A defense company can accumulate enormous backlog and still not expand capacity — if it believes the orders represent a temporary surge that will normalize. In that scenario, they run existing lines at maximum utilization, accept longer delivery timelines, and pocket the margin without the capital risk.

But when all three major primes simultaneously announce multi-billion-dollar facility expansions with 7+ year payback periods, they're collectively signaling something far more powerful than a backlog number: they believe the demand environment has structurally shifted.

This has direct implications for earnings models:

  • Revenue visibility extends further — new capacity doesn't come online overnight; it creates a 2-3 year ramp that provides unusual forward visibility
  • Margins should expand on the back end — initial capex depresses near-term free cash flow, but once facilities reach scale, the incremental margins on munitions production are significantly above corporate averages
  • Multiple expansion becomes justifiable — if the market is still pricing these names on trailing P/E using the old margin structure, the forward multiple on 2028 earnings may look dramatically different

The Allied Demand Accelerant

A critical and underappreciated driver: the Iran conflict hasn't just generated US government orders. It's triggered a global allied procurement cascade that runs directly through these same three companies.

Gulf Cooperation Council nations — Saudi Arabia, UAE, Qatar, Kuwait — are accelerating air defense purchases that had been moving through bureaucratic channels for years. Japan and Australia have expanded their missile defense budgets citing Hormuz vulnerability and broader Indo-Pacific threat implications. European NATO members, already increasing spending post-Ukraine, have added urgency to their Patriot and F-35 procurement timelines.

This allied demand flows through Foreign Military Sales (FMS) channels that carry higher margins than domestic Pentagon contracts because they include logistics, training, and integration packages. For LMT and RTX in particular, the FMS pipeline growing from the Iran conflict may ultimately prove more profitable per dollar than direct US military orders.

What Comes Next: Three Scenarios

Scenario 1: Sustained Elevated Spending (Base Case)

The conflict winds down to a lower intensity but the strategic lessons — munition consumption rates, air defense gaps, production fragility — drive a permanent reset in Pentagon procurement budgets. Defense spending stabilizes at 3.8-4.2% of GDP through 2030. Allied spending follows.

Implication: Capex investments pay off on schedule. Earnings growth of 8-12% annually for LMT, RTX, NOC through 2029. Sector re-rates toward 22-24x forward earnings.
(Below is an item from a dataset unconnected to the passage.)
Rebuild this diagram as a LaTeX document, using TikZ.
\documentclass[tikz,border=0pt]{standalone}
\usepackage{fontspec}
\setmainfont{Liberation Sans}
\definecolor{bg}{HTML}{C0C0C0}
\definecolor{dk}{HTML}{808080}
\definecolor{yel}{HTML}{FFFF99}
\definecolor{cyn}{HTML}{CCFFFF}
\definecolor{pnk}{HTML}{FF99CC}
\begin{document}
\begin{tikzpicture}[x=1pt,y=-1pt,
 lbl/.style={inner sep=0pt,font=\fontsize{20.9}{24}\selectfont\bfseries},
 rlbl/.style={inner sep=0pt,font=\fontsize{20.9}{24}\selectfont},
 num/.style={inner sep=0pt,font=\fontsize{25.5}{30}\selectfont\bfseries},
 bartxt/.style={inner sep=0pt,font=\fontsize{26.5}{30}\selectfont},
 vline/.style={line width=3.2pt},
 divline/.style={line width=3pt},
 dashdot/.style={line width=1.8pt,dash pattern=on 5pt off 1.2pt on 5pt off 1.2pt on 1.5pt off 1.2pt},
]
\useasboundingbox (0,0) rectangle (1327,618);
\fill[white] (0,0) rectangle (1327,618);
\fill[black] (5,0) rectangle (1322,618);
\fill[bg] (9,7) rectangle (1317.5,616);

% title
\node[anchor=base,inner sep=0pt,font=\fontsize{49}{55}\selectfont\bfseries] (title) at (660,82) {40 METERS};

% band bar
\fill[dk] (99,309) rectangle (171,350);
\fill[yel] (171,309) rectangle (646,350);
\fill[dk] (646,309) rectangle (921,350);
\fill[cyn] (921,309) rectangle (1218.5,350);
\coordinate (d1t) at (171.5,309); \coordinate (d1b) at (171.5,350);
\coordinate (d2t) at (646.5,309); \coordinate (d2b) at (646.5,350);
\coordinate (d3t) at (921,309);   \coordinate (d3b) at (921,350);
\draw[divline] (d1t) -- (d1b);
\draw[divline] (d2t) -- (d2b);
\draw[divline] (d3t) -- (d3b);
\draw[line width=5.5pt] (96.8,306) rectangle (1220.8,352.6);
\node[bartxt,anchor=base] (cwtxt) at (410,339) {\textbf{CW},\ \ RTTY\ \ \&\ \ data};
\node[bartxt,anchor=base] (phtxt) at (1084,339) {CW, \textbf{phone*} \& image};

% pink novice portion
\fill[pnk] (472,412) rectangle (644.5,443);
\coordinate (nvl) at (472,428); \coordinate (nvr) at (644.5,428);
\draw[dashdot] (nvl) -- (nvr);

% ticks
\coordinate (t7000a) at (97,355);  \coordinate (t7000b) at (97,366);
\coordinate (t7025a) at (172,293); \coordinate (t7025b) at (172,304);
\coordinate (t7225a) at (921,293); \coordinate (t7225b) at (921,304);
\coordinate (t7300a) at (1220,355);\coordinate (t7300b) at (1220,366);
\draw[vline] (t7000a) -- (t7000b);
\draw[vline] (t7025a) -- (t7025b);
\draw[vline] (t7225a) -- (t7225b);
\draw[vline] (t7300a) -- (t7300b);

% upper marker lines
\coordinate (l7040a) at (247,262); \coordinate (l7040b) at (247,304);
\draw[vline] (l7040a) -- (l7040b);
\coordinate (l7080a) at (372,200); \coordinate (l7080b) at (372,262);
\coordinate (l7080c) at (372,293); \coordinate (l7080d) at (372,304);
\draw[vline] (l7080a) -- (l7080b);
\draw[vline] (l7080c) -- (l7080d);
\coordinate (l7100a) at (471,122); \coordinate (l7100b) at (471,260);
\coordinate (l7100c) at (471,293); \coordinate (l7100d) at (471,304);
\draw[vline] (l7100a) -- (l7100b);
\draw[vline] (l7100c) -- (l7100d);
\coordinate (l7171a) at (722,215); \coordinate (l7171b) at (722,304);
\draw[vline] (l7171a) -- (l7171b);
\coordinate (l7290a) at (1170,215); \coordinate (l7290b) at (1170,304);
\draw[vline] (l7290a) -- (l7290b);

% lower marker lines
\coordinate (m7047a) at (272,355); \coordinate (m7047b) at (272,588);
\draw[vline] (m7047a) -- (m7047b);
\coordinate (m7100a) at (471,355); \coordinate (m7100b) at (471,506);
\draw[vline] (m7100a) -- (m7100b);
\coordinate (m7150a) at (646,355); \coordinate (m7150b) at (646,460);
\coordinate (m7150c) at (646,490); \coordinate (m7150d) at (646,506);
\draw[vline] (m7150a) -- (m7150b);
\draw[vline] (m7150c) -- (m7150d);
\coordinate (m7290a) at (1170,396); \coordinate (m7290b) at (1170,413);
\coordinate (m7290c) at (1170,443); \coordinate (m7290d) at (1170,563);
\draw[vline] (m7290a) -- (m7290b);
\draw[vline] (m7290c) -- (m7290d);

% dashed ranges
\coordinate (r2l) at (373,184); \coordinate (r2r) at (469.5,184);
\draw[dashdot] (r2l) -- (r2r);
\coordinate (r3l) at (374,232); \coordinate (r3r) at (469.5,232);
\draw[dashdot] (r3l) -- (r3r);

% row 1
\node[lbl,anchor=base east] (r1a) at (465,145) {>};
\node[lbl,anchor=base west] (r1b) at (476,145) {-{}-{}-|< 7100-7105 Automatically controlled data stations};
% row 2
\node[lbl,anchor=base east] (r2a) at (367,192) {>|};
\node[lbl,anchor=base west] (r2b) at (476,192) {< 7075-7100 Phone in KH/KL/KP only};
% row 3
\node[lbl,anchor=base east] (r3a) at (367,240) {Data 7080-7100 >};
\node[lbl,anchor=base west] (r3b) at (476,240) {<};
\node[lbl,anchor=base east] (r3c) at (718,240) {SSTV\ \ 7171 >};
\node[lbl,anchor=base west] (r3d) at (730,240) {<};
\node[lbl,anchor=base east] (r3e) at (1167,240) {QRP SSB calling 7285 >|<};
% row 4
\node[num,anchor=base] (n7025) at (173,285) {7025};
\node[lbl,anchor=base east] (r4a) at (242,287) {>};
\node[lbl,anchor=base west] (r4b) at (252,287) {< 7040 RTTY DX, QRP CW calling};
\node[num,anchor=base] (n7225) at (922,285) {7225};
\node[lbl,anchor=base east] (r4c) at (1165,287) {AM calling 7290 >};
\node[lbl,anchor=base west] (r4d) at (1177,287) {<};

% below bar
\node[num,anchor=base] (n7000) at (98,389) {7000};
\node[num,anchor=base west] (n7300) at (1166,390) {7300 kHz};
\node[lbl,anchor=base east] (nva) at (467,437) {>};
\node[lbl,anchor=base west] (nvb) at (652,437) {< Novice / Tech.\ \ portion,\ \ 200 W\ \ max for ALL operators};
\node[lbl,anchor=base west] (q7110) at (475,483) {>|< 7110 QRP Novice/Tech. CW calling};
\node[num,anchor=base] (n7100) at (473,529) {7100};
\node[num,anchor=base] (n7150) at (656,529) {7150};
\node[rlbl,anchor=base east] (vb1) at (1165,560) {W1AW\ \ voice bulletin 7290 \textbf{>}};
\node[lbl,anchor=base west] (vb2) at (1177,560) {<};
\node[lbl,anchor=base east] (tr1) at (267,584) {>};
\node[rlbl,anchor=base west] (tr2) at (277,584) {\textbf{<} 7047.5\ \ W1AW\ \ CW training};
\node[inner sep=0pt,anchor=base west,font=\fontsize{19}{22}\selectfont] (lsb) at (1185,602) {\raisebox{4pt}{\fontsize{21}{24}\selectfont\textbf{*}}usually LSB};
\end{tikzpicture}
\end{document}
Scenario 2: Rapid De-escalation / Peace Settlement

Diplomatic resolution leads to rapid normalization. Pentagon pivots budget back toward R&D and Great Power Competition platforms rather than munition replenishment. Some capex becomes excess capacity.

Implication: Near-term earnings beat expectations as existing orders fulfill, but 2028-2029 growth decelerates. Capex may need to be written down. However, allied orders provide a floor — they don't cancel with a ceasefire.

Scenario 3: Escalation / Expanded Theater

Conflict broadens to include direct confrontation with Iranian proxy networks across multiple theaters, or nuclear dimensions emerge. Defense spending undergoes a genuine wartime mobilization.

Implication: Current capex plans prove insufficient. Additional government-funded facility construction (GOCO model) supplements private investment. Revenue growth accelerates beyond current guidance. But input cost inflation and labor shortages create margin risk.

The Valuation Question Nobody Is Asking Correctly

Here's what frustrates sophisticated defense investors: the market is simultaneously acknowledging these companies' backlogs (near all-time highs) while applying multiples that suggest mean-reversion in earnings growth within 18 months.

If you believe the capex signal — that management teams with decades of DoD experience are betting their balance sheets on sustained demand — then the current forward multiples embed a peace premium that may not materialize. LMT at 17-18x forward earnings during what may be the early innings of a structural up-cycle looks historically inconsistent with prior rearmament periods.

Conversely, if you believe this is a transient spike and that budget normalization will arrive by 2028, then the capex surge represents a risk — these companies will be carrying excess capacity into a downcycle, compressing returns on invested capital.

The capex commitments themselves are the tell. Defense executives are not speculative creatures. They build when they have contractual backing and political certainty. The fact that all three are building simultaneously, and at rates not seen since the post-9/11 mobilization, suggests the former interpretation dominates inside the industry.

Risks to Monitor

No thesis is without vulnerabilities. Investors watching the defense capex story should track:

  • Labor availability — skilled aerospace manufacturing workers are scarce; wage inflation could erode the margin expansion thesis
  • Supply chain single points of failure — solid rocket motor propellant, specialized alloys, and microelectronics remain bottlenecked regardless of facility size
  • Political risk — a change in administration could shift spending priorities, though both US political parties have shown hawkish alignment on Iran
  • Execution risk — large capital projects in defense have a mixed history of staying on timeline and budget
  • Crowding out — if defense capex absorbs capital that would otherwise go to buybacks and dividends, yield-focused investors may rotate

The Bottom Line

The Iran conflict has done something unusual in defense investing: it's created a demand environment where the companies themselves are betting their own capital on sustained elevated spending. That's not just bullish sentiment — it's auditable commitment with board-level accountability.

Whether LMT, RTX, and NOC ultimately deliver on the earnings growth embedded in these capex plans depends on whether the geopolitical reality that spawned them persists. But the signal itself — three industry giants simultaneously executing generational production expansions — is the kind of leading indicator that fundamental investors ignore at their own cost.

The factories being built today in Alabama, Arkansas, Arizona, and Mississippi will be producing missiles, interceptors, and aircraft components well into the 2030s. The Iran war may end. The production capacity — and the earnings it generates — will not.


Disclaimer: This article is for informational purposes only and does not constitute investment advice. Always do your own research before making investment decisions. Defense stocks carry unique risks related to government budget cycles, program cancellations, and geopolitical developments that are inherently unpredictable.